| Given problem |
Retype only what runs from the first line of the listing to the line holding "const y = d3.scaleLinear().domain([0,3]).range([464,18.3]);", both included. Do not retype the pictures.

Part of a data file
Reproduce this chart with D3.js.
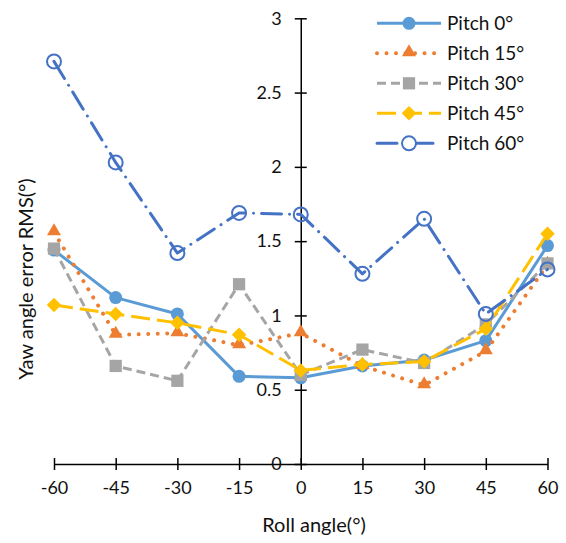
<!DOCTYPE html>
<html><head><meta charset="utf-8">
<script src="https://cdn.jsdelivr.net/npm/d3@7"></script>
<style>body{margin:0;background:#fff}svg{display:block}text{font-family:Lato,"Noto Sans",sans-serif;fill:#111}</style>
</head><body><svg id="c" width="566" height="543"></svg>
<script>
const rolls = [-60,-45,-30,-15,0,15,30,45,60];
const pitch0  = [1.44,1.12,1.01,0.59,0.58,0.66,0.70,0.83,1.47];
const pitch15 = [1.56,0.87,0.88,0.80,0.88,0.66,0.53,0.76,1.34];
const pitch30 = [1.45,0.66,0.56,1.21,0.60,0.77,0.68,0.94,1.35];
const pitch45 = [1.07,1.01,0.95,0.87,0.63,0.67,0.69,0.91,1.55];
const pitch60 = [2.71,2.03,1.42,1.69,1.68,1.28,1.65,1.01,1.31];
const seriesNames = ["Pitch 0°","Pitch 15°","Pitch 30°","Pitch 45°","Pitch 60°"];
const yTicks = [0,0.5,1,1.5,2,2.5,3];
const xTicks = rolls;

const svg = d3.select("#c");
const x = d3.scaleLinear().domain([-60,60]).range([54,547.5]);
const y = d3.scaleLinear().domain([0,3]).range([464,18.3]);

// axes
const xAxis = svg.append("g").attr("transform",`translate(0,${y(0)})`)
  .call(d3.axisBottom(x).tickValues(xTicks).tickSize(5).tickSizeOuter(0).tickFormat(d=>d));
xAxis.select(".domain").attr("stroke","#000").attr("stroke-width",1.5);
xAxis.selectAll(".tick line").attr("y1",-6).attr("y2",6).attr("stroke","#000").attr("stroke-width",1.5);
xAxis.selectAll(".tick text").attr("y",17).attr("font-size",18).attr("font-family","Lato");

const yAxis = svg.append("g").attr("transform",`translate(${x(0)},0)`)
  .call(d3.axisLeft(y).tickValues(yTicks).tickSize(5).tickSizeOuter(0).tickFormat(d=>d));
yAxis.select(".domain").attr("stroke","#000").attr("stroke-width",1.5);
yAxis.selectAll(".tick line").attr("x1",-6).attr("x2",6).attr("stroke","#000").attr("stroke-width",1.5);
yAxis.selectAll(".tick text").attr("x",-19).attr("font-size",18).attr("font-family","Lato");

// titles
svg.append("text").attr("x",314).attr("y",532).attr("text-anchor","middle").attr("font-size",20).text("Roll angle(°)");
svg.append("text").attr("transform","translate(33,279) rotate(-90)").attr("text-anchor","middle").attr("font-size",20).text("Yaw angle error RMS(°)");

const styles = [
  {c:"#5B9BD5", dash:null, w:3, cap:"butt", m:"circle"},
  {c:"#ED7D31", dash:"0.01 9.5", w:4, cap:"round", m:"triangle"},
  {c:"#A5A5A5", dash:"9 5", w:3, cap:"butt", m:"square"},
  {c:"#FFC000", dash:"19 7", w:3, cap:"butt", m:"diamond"},
  {c:"#4472C4", dash:"20 8 0.01 8", w:3, cap:"round", m:"open"}
];
const all = [pitch0,pitch15,pitch30,pitch45,pitch60];

function marker(g, type, c){
  if(type==="circle") g.append("circle").attr("r",6.5).attr("fill",c);
  else if(type==="triangle") g.append("path").attr("d",d3.symbol(d3.symbolTriangle,85)()).attr("fill",c).attr("transform","translate(0,-1)");
  else if(type==="square") g.append("path").attr("d",d3.symbol(d3.symbolSquare,150)()).attr("fill",c);
  else if(type==="diamond") g.append("path").attr("d",d3.symbol(d3.symbolSquare,105)()).attr("fill",c).attr("transform","rotate(45)");
  else g.append("circle").attr("r",7).attr("fill","none").attr("stroke",c).attr("stroke-width",2);
}

const line = d3.line().x(d=>x(d[0])).y(d=>y(d[1]));
all.forEach((vals,i)=>{
  const s = styles[i];
  const pts = rolls.map((r,k)=>[r,vals[k]]);
  const g = svg.append("g");
  g.append("path").attr("d",line(pts)).attr("fill","none").attr("stroke",s.c)
   .attr("stroke-width",s.w).attr("stroke-dasharray",s.dash).attr("stroke-linecap",s.cap).attr("stroke-linejoin","round");
  pts.forEach(p=>{
    const mg = g.append("g").attr("transform",`translate(${x(p[0])},${y(p[1])})`);
    marker(mg,s.m,s.c);
  });
});

// legend
const legY = [23.3,53.3,83.3,113.3,143.3];
seriesNames.forEach((n,i)=>{
  const s = styles[i];
  const g = svg.append("g").attr("transform",`translate(0,${legY[i]})`);
  g.append("line").attr("x1",377).attr("x2",441).attr("y1",0).attr("y2",0).attr("stroke",s.c)
   .attr("stroke-width",s.w).attr("stroke-dasharray",s.dash).attr("stroke-linecap",s.cap);
  const mg = g.append("g").attr("transform","translate(409,0)");
  if(s.m==="open") mg.append("circle").attr("r",7).attr("fill","#fff");
  marker(mg,s.m,s.c);
  g.append("text").attr("x",447).attr("y",7).attr("font-size",19).text(n);
});
</script></body></html>
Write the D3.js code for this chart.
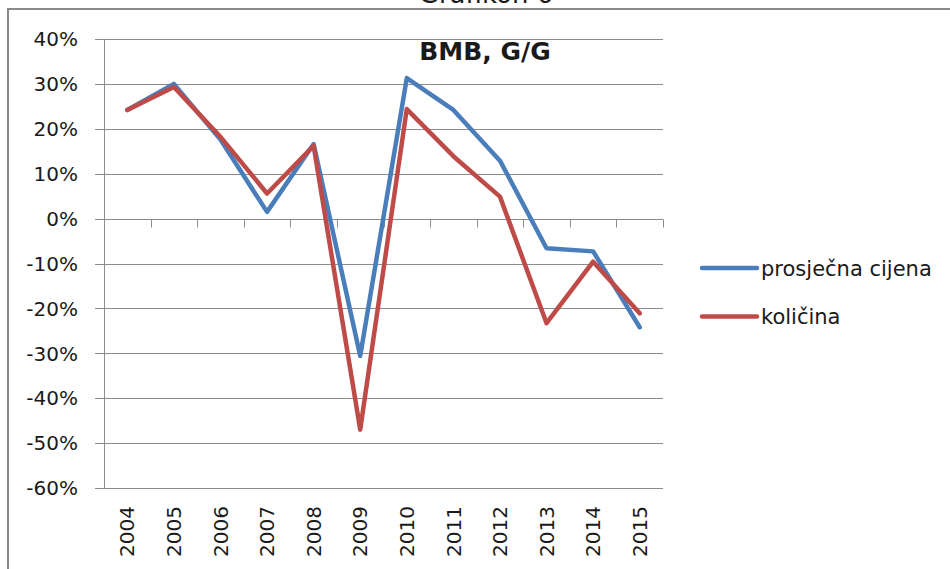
<!DOCTYPE html>
<html>
<head>
<meta charset="utf-8">
<script src="https://cdn.jsdelivr.net/npm/d3@7"></script>
<style>
  body { margin: 0; background: #fff; }
  svg { display: block; }
  text { font-family: 'DejaVu Sans', sans-serif; fill: #1a1a1a; }
</style>
</head>
<body>
<div id="chart"></div>
<script>
let years = ['2004', '2005', '2006', '2007', '2008', '2009', '2010', '2011', '2012', '2013', '2014', '2015']
let cijena = [24.2, 30.0, 17.6, 1.5, 16.6, -30.6, 31.3, 24.2, 12.9, -6.6, -7.3, -24.2]
let kolicina = [24.2, 29.3, 18.2, 5.6, 16.2, -47.0, 24.4, 13.9, 4.9, -23.3, -9.6, -21.1]
let yTicks = [40, 30, 20, 10, 0, -10, -20, -30, -40, -50, -60]
let seriesNames = ['prosječna cijena', 'količina']
let colors = ['#4a7ebb', '#be4b48']

let W = 950
let H = 569
let plot = { left: 104, right: 663, top: 39, bottom: 488 }

let svg = d3.select('#chart').append('svg')
  .attr('width', W)
  .attr('height', H)

// outer frame (only top and left edges are visible)
svg.append('path')
  .attr('d', 'M8,' + H + 'V9H' + W)
  .attr('fill', 'none')
  .attr('stroke', '#8a8a8a')
  .attr('stroke-width', 2)

svg.append('text')
  .attr('x', 486)
  .attr('y', 3)
  .attr('text-anchor', 'middle')
  .style('font-size', '26px')
  .text('Grafikon 6')

let x = d3.scaleBand().domain(years).range([plot.left, plot.right])
let y = d3.scaleLinear().domain([-60, 40]).range([plot.bottom, plot.top])
let cx = (d) => x(d) + x.bandwidth() / 2

// gridlines + y axis ticks
svg.append('g').selectAll('line')
  .data(yTicks)
  .enter().append('line')
  .attr('x1', plot.left - 9)
  .attr('x2', plot.right)
  .attr('y1', (d) => Math.round(y(d)) + 0.5)
  .attr('y2', (d) => Math.round(y(d)) + 0.5)
  .attr('stroke', '#8c8c8c')
  .attr('stroke-width', 1)

svg.append('line')
  .attr('x1', plot.left + 0.5)
  .attr('x2', plot.left + 0.5)
  .attr('y1', plot.top)
  .attr('y2', plot.bottom)
  .attr('stroke', '#8c8c8c')

svg.append('g').selectAll('text')
  .data(yTicks)
  .enter().append('text')
  .attr('x', 78)
  .attr('y', (d) => y(d))
  .attr('dy', '0.36em')
  .attr('text-anchor', 'end')
  .style('font-size', '20px')
  .text((d) => d + '%')

// category ticks on the zero line
let y0 = Math.round(y(0)) + 0.5
svg.append('g').selectAll('line')
  .data(years.slice(1).concat(['end']))
  .enter().append('line')
  .attr('x1', (d) => Math.round(d === 'end' ? plot.right : x(d)) + 0.5)
  .attr('x2', (d) => Math.round(d === 'end' ? plot.right : x(d)) + 0.5)
  .attr('y1', y0)
  .attr('y2', y0 + 8)
  .attr('stroke', '#8c8c8c')

// year labels at the bottom
svg.append('g').selectAll('text')
  .data(years)
  .enter().append('text')
  .attr('transform', (d) => 'translate(' + cx(d) + ',506)rotate(-90)')
  .attr('dy', '0.36em')
  .attr('text-anchor', 'end')
  .style('font-size', '20px')
  .text((d) => d)

// series lines
let line = d3.line()
  .x((d, i) => cx(years[i]))
  .y((d) => y(d))

;[cijena, kolicina].forEach((vals, k) => {
  svg.append('path')
    .datum(vals)
    .attr('d', line)
    .attr('fill', 'none')
    .attr('stroke', colors[k])
    .attr('stroke-width', 4.5)
    .attr('stroke-linejoin', 'round')
    .attr('stroke-linecap', 'round')
})

svg.append('text')
  .attr('x', 485)
  .attr('y', 60)
  .attr('text-anchor', 'middle')
  .style('font-size', '25px')
  .style('font-weight', 'bold')
  .text('BMB, G/G')

// legend
let legend = svg.append('g').selectAll('g')
  .data(seriesNames)
  .enter().append('g')
  .attr('transform', (d, i) => 'translate(702,' + (268 + i * 48.5) + ')')

legend.append('line')
  .attr('x2', 55)
  .attr('stroke', (d, i) => colors[i])
  .attr('stroke-width', 4.5)
  .attr('stroke-linecap', 'round')

legend.append('text')
  .attr('x', 59)
  .attr('dy', '0.36em')
  .style('font-size', '21px')
  .text((d) => d)
</script>
</body>
</html>
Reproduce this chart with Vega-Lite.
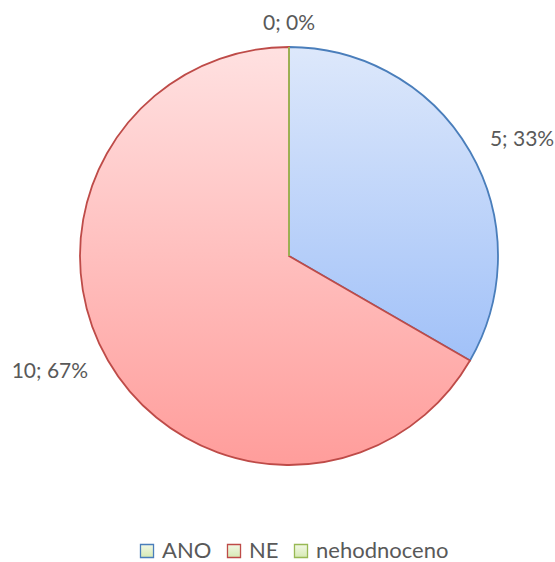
{
  "$schema": "https://vega.github.io/schema/vega-lite/v6.json",
  "autosize": "none",
  "padding": {"left": 0, "top": 0, "right": 0, "bottom": 50},
  "width": 578,
  "height": 512,
  "background": "white",
  "config": {"view": {"stroke": null}, "font": "Lato"},
  "data": {"values": [
    {"kategorie": "ANO", "pocet": 5, "label": "5; 33%"},
    {"kategorie": "NE", "pocet": 10, "label": "10; 67%"},
    {"kategorie": "nehodnoceno", "pocet": 0, "label": "0; 0%"}
  ]},
  "encoding": {
    "theta": {"field": "pocet", "type": "quantitative", "stack": true},
    "order": {"field": "kategorie", "type": "nominal", "sort": "ascending"}
  },
  "layer": [
    {
      "mark": {"type": "arc", "outerRadius": 209, "strokeWidth": 1.8},
      "encoding": {
        "fill": {
          "condition": [
            {"test": "datum.kategorie === 'ANO'", "value": {"gradient": "linear", "x1": 0, "y1": 0, "x2": 0, "y2": 1, "stops": [{"offset": 0, "color": "#dde8fb"}, {"offset": 1, "color": "#a1c1f8"}]}},
            {"test": "datum.kategorie === 'NE'", "value": {"gradient": "linear", "x1": 0, "y1": 0, "x2": 0, "y2": 1, "stops": [{"offset": 0, "color": "#ffe1e1"}, {"offset": 1, "color": "#ff9d9b"}]}}
          ],
          "value": {"gradient": "linear", "x1": 0, "y1": 0, "x2": 0, "y2": 1, "stops": [{"offset": 0, "color": "#f2f8e6"}, {"offset": 1, "color": "#d6eab3"}]}
        },
        "stroke": {
          "field": "kategorie", "type": "nominal",
          "scale": {"domain": ["ANO", "NE", "nehodnoceno"], "range": ["#4a7ebb", "#be4b48", "#98b954"]},
          "legend": {
            "orient": "none", "legendX": 136, "legendY": 540,
            "direction": "horizontal", "title": null,
            "symbolType": "square", "symbolSize": 170,
            "symbolStrokeWidth": 1.3, "labelFontSize": 22, "labelColor": "#595959",
            "labelFont": "Lato", "columnPadding": 11, "labelOffset": 4,
            "encode": {"symbols": {"update": {"fill": [
              {"test": "datum.value === 'ANO'", "value": "#c4d8f9"},
              {"test": "datum.value === 'NE'", "value": "#ffc3c3"},
              {"value": "#e8f3d6"}
            ], "fillOpacity": {"value": 1}}}}
          }
        }
      }
    },
    {
      "mark": {"type": "text", "radius": 232, "fontSize": 21, "color": "#595959", "font": "Lato",
        "align": {"expr": "datum.kategorie === 'NE' ? 'right' : (datum.kategorie === 'ANO' ? 'left' : 'center')"}},
      "encoding": {
        "text": {"field": "label"}
      }
    }
  ]
}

| Solution to the exercise |
Reproduce this chart with D3.js.
<!DOCTYPE html>
<html><head><meta charset="utf-8">
<script src="https://cdn.jsdelivr.net/npm/d3@7"></script>
<style>body{margin:0;background:#fff}svg{display:block}text{font-family:Lato,"Noto Sans",sans-serif;fill:#111}</style>
</head><body><svg id="c" width="566" height="543"></svg>
<script>
const rolls = [-60,-45,-30,-15,0,15,30,45,60];
const pitch0  = [1.44,1.12,1.01,0.59,0.58,0.66,0.70,0.83,1.47];
const pitch15 = [1.56,0.87,0.88,0.80,0.88,0.66,0.53,0.76,1.34];
const pitch30 = [1.45,0.66,0.56,1.21,0.60,0.77,0.68,0.94,1.35];
const pitch45 = [1.07,1.01,0.95,0.87,0.63,0.67,0.69,0.91,1.55];
const pitch60 = [2.71,2.03,1.42,1.69,1.68,1.28,1.65,1.01,1.31];
const seriesNames = ["Pitch 0°","Pitch 15°","Pitch 30°","Pitch 45°","Pitch 60°"];
const yTicks = [0,0.5,1,1.5,2,2.5,3];
const xTicks = rolls;

const svg = d3.select("#c");
const x = d3.scaleLinear().domain([-60,60]).range([54,547.5]);
const y = d3.scaleLinear().domain([0,3]).range([464,18.3]);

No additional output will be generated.